21 Mayıs 2014 Çarşamba

“Kelimelerin kalbine hikmeti indiren Allah’a hamd olsun” İbn-i Arabi

Uzun zamandır konuşmamıştık doktor. Ben mi anlatmamıştım yoksa. Anlatacak başka kimselerim mi olmuştu ya da ? Kelimelerim mi çözülmüş gitmişti de bir daha bağlamak ikimize de nasip olmamıştı ?
Hikmeti kelimenin kalbine indiren ne büyük doktor. O kelimelerle kalpleri bağlayan, bağladığı gibi düğüm attıran attırdığı yerden bir kibritle yakan ve yaktığı yerden boğum boğum eden ne büyük.
Bazı anlamlara gelmiyor dedirmişti ya kelimeler için o adam doktor. Ben de susarım o zaman anlaşılmayı beklerim demişti ya. Şimdi biz susarsak kelimeler kime yar olur doktor?

-Hayır susmanın erdem olduğunu unutmadım. Aksine daha da sarılma vaktim geldi doktor. Susmaya susamışlığımı farkettim birden.

-Sizinde susmaya susadığınız oldu mu hiç?

Kendi hikayemden kaçmak istediğimde hep başkalarının hikayelerine dönerim yüzümü bunu siz demiştiniz. Sonra bir bakmışım merhemlerim etrafa saçılmış. Elimdeki kan sağa sola bulaşmış.
Susamışlıktan sonra kana kana su içmek işin edepsizliği miymiş doktor? Her yiğidin yoğurt yiyişi mi farklıymış yoksa?
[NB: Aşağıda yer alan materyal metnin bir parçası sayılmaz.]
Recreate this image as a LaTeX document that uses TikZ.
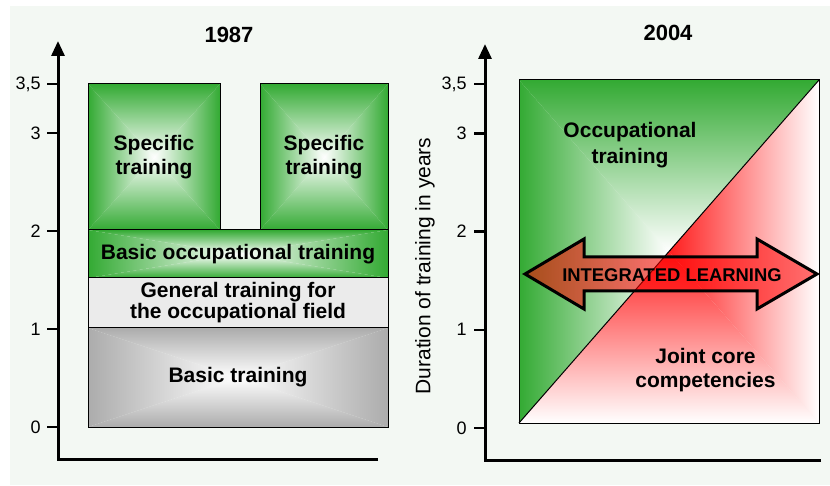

-Siz de yoğurt sever misiniz doktor?

Hikmeti kalbime koydurtmak bu kadar zor mu doktor, kalbimden kelimeye taşırmak kelimeden size akıtmak çok mu zor?
Bu odaya geldiğimde orta sehpada hep bir ufak mendil kutusu. Ben ağlayayım diye mi doktor? Siz de mi ağlatmaktan keyif alanlardansınız yoksa? Ağlasa da uzatsam mendilimi demek ağlamamasını sağlamaktan daha mı kolay ?
Kırgınlığım size değil, yanlış anlaşılmasın sitemim. Kimseye bir kırgınlığım olduğu da yok aslına bakarsanız.
Süremiz doluyor değil mi ? Bizim süremiz doluyor ve ben tekrar susuyorum.
Bir gün sadece karşılıklı sussak ya doktor.

Ben şimdi gidiyorum.
Siz beni beklemeyin susa doyduğum zaman kapınızı çalarım elbet.

21.05

9 Mayıs 2014 Cuma

Şehir de bir şeyler dönüyor

Bir koşturmaca giriyor şehre.
Sadakat zırhına tırmanmış menekşeler asılı duvarda
Sümbüller etrafı kuşatmış kanatları ağır keyfiyetle
Şehir de vakit dua okunup yağmur dileme vakti
Vakit akşam ezanına yetişmeye çalışan imamın vakti
Dalgalara savaş açıp da göl de olduğunu unutan çocuğun vakti
Vakit yalancı yabanların seyre daldıkları
Ve ardından alaylanıp korna çaldıkları vakti
*
Saat geç olmuş.
Koşturmacalar yerini bulmuş
Menekşeler zırhından arınmıştı
*
Bir öğle yeli çıkıp giderken, acıdan kor olmuş kalbe iyilik gelmez
Ölümü çatlatırcasına kıskanan güneş kalmaz etrafta
“Yalnız yanlışlıkların adı konuyor
 adı konmuyor ayrılıkların”
Diyen şair kadar iyi gelmez bir kedinin tınısı
*
Şairler ölse geceler kime yanardı doktor ?
O şair ölse kelimeler kime ağlardı
*
Benim bir şiirim olsun
Adı konmamış, kafiyeleri ağıtlanmamış şiirim
Benim bir şiirim olsun doktor
Okuyana kekremsi tatlar bırakan
Tükürüğünden midesini yakan

Bir şiir.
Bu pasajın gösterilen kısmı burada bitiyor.